Although Puppet Saga Inc. — including Noah, Thomas Muller and Daniel — are very good with making the story work well on screen, there are small goofs that make it on screen. Below is a list of these mistakes.
|In the first scene of Kermit singing Rainbow Connection, Noah's arm can be seen coming through the chair.|
|When Kermit is singing Rainbow Connection, Noah's hand can be seen using his arm rod.|
|When Kermit and Thomas are hiding inside, after Thomas jokes about Kermit's eyes being ping-pong balls, Noah's arm can be seen for a split second when he replies.|
|Throughout Kermit's close-up shots, Noah's whole arm can be seen for a second or two at the start. This was due to Thomas Muller being responsible for filming these scenes (no offence).|
|Throughout all of Episode 1, the puppets were new and the holes where the arm rods were put inside Kermit are visible (such as in the shown photo), but we're sewed up by Episode II.|
|During most of Darth Elmo's shots (excluding the first and last), Noah's arm could be seen performing the puppet.|
As the puppeteers were better at hiding themselves and puppet goofs this episode, the following lists mainly continuity errors.
|After "Come and Get Your Love" has been danced to by Darth Daniel, Daniel can be seen filming Darth Elmo in a reflection.|
|When Thomas takes his jumper off (to avoid one sort of continuity error) another one occurs. In one shot, the jumpers in his right hand, and in the next, it's in his left.|
|A more obvious error, Thomas now has a cast on, and did not have a cast during Episode I.|
|While Kermit is getting whacked by Thomas against the window, Thomas can be seen reflected filming. This is not a continuity error, as it is not the character standing there, it is just the camera being seen.|
|In the same part of the episode as the last goof, somehow Kermit can be seen from the outside of the house despite not being hit past the curtains by Thomas.|
|When the Pig comes over just after the last goof, Kermit is in Thomas's right hand, and is suddenly in his left hand in the next shot. Could Thomas possibly make Kermit swap hands so quickly, and if so, why? The answer is no.|
|For a split-second near the start of We're Doing a Sequel, Noah's hand can be seen holding Kermit's arm rod in the bottom right corner.|
|Later in We're Doing A Sequel, Darth Elmo has what appears to be 'Kermit's' voice, but bad quality and bad enough not to notice (which is why the editors didn't).|
|Behind Darth Elmo, the plush/stunt double for him and the puppet for Kermit can be seen lying on the ground.|
|At the end of We're Doing A Sequel, everyone keeps changing places.|
|During the final fight, when Daniel gets Force pushed by Noah, as he falls down he touches the blade on his lightsaber.|
Episode 3 has wrapped up in principal photography, with a few special shots to be filmed.

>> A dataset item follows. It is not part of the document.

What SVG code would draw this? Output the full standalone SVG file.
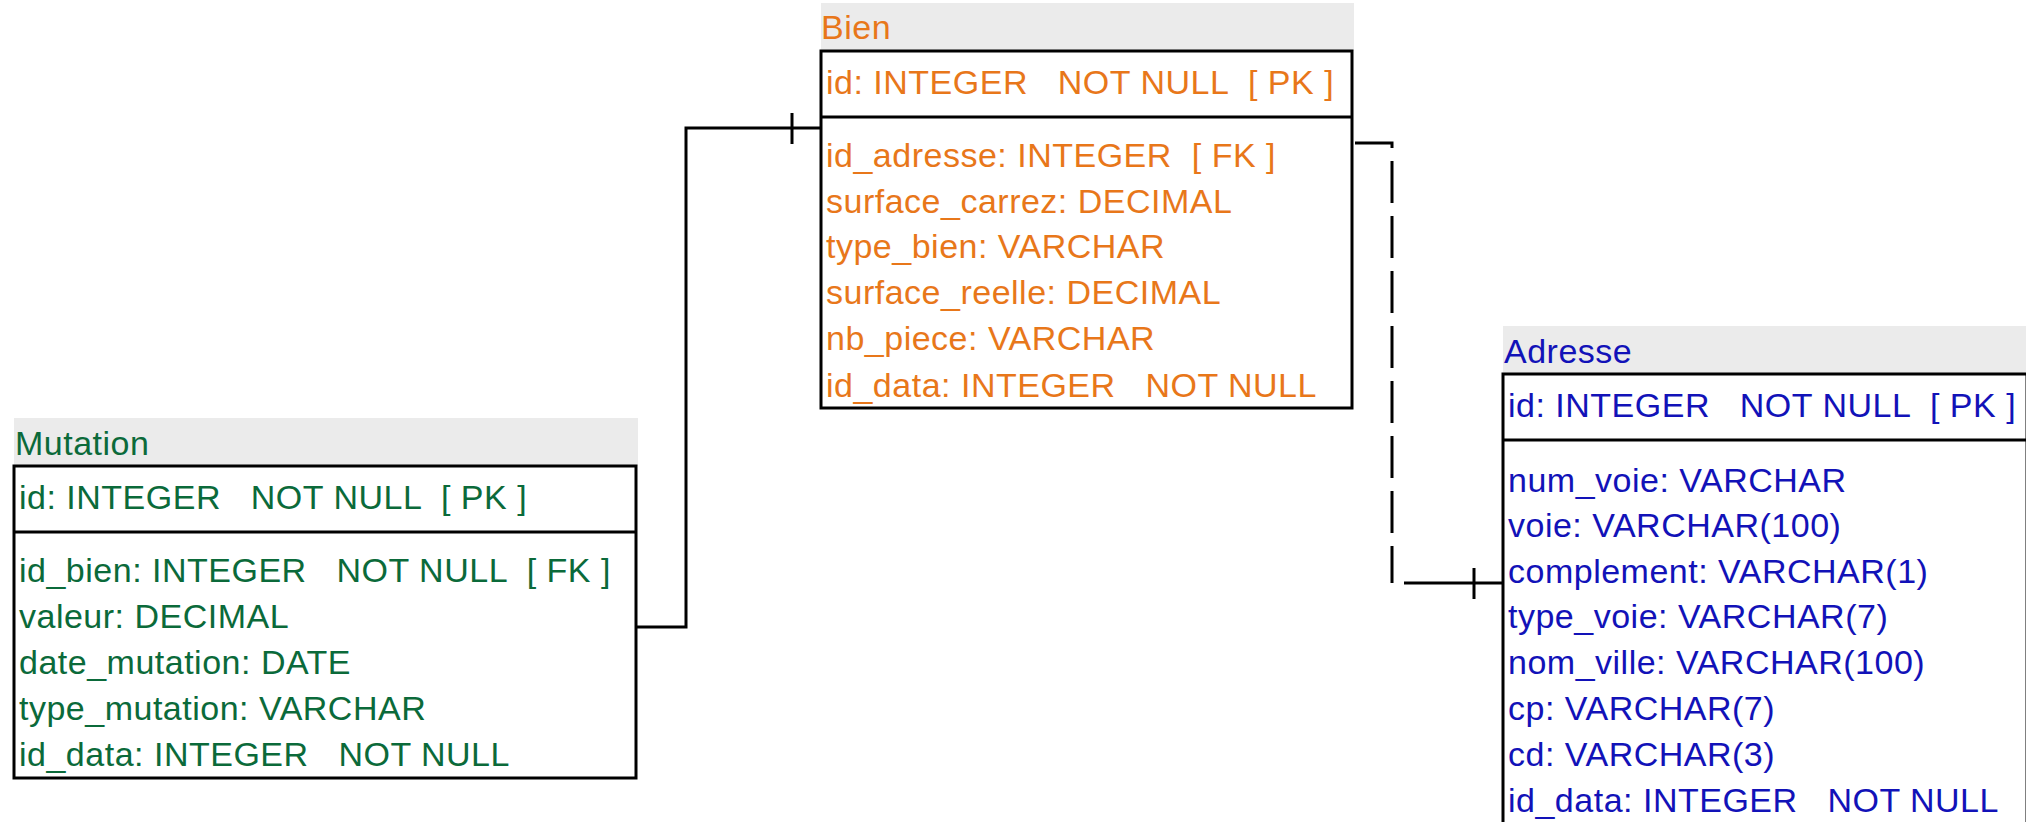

A few goofs is what has been filmed are below.
|Darth Elmo is supposed to be sitting, but in one shot he's not actually sitting.|
|In the corner of this image (and the episode), one can see that Darth Elmo's feet are not touching the floor. (See Muppet Height Relations)|
|During I'm Number One, Noah's arm and part of his head can be seen while performing Darth Elmo.|
|After Darth Elmo finished singing the song, as he walks away Noah's head is visible (circled).|
Muppet Height Relations
One of the big errors people can easily notice in the Puppet Saga is continuity of the characters' heights. For example, Darth Elmo normally appears around (or even above) waist height compared to their human co-stars. However, a full-body look at proportions of the character would suggest they would barely reach a human's knee. also appear in a flexible height range in order to interact comfortably with humans and sets. Noah said once that "If a character like Elmo only appeared at his true height next to a human actor, you’d only see the human actor’s legs when you saw him. That’s an extreme example, but the idea is true for most of the characters. Even so, we do know the relative heights of the characters to each other and make an effort to keep that in mind." The suspended belief that the audience has when watching them allows this flexible reality to exist without major distractions. So even though the puppet's feet would be floating three feet off the ground, the audience still goes along, not questioning, and usually not even perceiving.